= Edward D'Oyley =

17th-century English army officer and colonial administrator of Jamaica

Edward D'Oyley (1617 – 1675) was an English soldier who served as Governor of Jamaica on two occasions.

==Biography==
D'Oyley was a Parliamentarian who served in the New Model Army in Wiltshire and in Ireland. In 1654 he sailed to the West Indies as a lieutenant-colonel in General Robert Venables' regiment. Venables had been ordered to the West Indies to advance the Parliamentarian cause and to repel Spanish advances. Once there, Venables raised a local regiment and appointed D'Oyley as its colonel.

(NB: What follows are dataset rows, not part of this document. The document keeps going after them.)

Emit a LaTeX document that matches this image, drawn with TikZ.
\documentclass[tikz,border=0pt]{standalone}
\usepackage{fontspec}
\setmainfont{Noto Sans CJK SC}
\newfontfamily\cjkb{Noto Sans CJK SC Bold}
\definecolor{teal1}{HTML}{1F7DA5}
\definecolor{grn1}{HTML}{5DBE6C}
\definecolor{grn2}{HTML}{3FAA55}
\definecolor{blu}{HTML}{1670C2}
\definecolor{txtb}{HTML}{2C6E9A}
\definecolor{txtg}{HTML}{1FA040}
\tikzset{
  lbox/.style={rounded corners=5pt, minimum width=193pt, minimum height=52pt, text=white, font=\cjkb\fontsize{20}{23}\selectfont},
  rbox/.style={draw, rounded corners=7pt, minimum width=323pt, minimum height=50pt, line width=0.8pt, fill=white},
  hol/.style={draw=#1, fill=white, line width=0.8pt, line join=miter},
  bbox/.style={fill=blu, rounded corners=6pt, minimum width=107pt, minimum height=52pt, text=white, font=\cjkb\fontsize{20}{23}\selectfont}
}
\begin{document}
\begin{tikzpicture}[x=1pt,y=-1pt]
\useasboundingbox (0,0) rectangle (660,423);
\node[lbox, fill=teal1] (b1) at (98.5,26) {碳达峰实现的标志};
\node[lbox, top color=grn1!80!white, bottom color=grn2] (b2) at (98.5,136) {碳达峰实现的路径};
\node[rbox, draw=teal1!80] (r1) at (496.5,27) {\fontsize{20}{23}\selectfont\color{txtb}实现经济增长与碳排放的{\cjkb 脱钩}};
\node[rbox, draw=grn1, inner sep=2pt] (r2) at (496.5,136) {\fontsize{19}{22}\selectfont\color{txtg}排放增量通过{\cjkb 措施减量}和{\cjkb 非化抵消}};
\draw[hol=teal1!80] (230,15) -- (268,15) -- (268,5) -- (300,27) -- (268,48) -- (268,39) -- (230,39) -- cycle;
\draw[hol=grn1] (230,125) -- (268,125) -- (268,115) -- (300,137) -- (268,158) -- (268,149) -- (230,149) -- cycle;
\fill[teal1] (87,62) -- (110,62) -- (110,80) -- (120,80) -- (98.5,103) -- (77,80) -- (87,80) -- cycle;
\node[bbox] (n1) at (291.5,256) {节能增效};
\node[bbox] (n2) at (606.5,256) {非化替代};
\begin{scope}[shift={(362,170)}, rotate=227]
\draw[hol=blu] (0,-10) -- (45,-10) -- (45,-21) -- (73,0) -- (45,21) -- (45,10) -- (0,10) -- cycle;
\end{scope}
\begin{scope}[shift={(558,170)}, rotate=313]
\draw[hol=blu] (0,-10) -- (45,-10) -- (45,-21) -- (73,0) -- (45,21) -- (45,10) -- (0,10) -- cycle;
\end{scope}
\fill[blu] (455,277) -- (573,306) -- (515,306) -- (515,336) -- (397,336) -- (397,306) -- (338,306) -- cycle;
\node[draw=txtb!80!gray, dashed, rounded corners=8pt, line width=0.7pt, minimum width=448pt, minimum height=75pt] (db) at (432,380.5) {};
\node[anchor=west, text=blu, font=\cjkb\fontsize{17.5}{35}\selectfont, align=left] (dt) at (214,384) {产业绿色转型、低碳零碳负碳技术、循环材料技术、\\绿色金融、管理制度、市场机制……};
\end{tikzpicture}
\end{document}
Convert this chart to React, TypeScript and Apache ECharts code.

After the death in 1655 of Major-General Richard Fortescue, D'Oyley was elected commander-in-chief of all the Jamaican forces. Although temporarily displaced by the Cromwellian protegés Robert Sedgwick and William Brayne, command of the forces ultimately devolved completely upon D'Oyley in September 1657. As military commander, he beat off Spanish attempts to take control of the Caribbean in 1657 and 1658. At the Restoration of the monarchy in 1660, Charles II confirmed him in his position as the first Governor of the Colony of Jamaica, a position he held until 1662, when he was replaced by the Royalist Thomas Hickman-Windsor, 1st Earl of Plymouth.

Much of D'Oyley's time was taken up fighting the Maroons in the mountainous forests of the interior; they were runaway slaves who secured their freedom from their Spanish masters when the English took the island. In about 1660, he persuaded the leader of one of the Maroon bands, Juan de Bolas, to switch sides and join the English. Besides this, D'Oyley was unable to persuade Juan de Serras, leader of the Karmahaly Maroons, to follow suit, and this group continued to fight against the English. During his tenure as governor, he complained of how the local traders were causing a large importation of liquor and causing drunkenness; he also complained that local settlers were more interested in joining privateer or pirate expeditions than engaging in the industry of planting.

In 1662, D'Oyley returned to England, where he established himself in St Martin-in-the-Fields, an Anglican parish in the City of Westminster, London. He died in London in March 1675.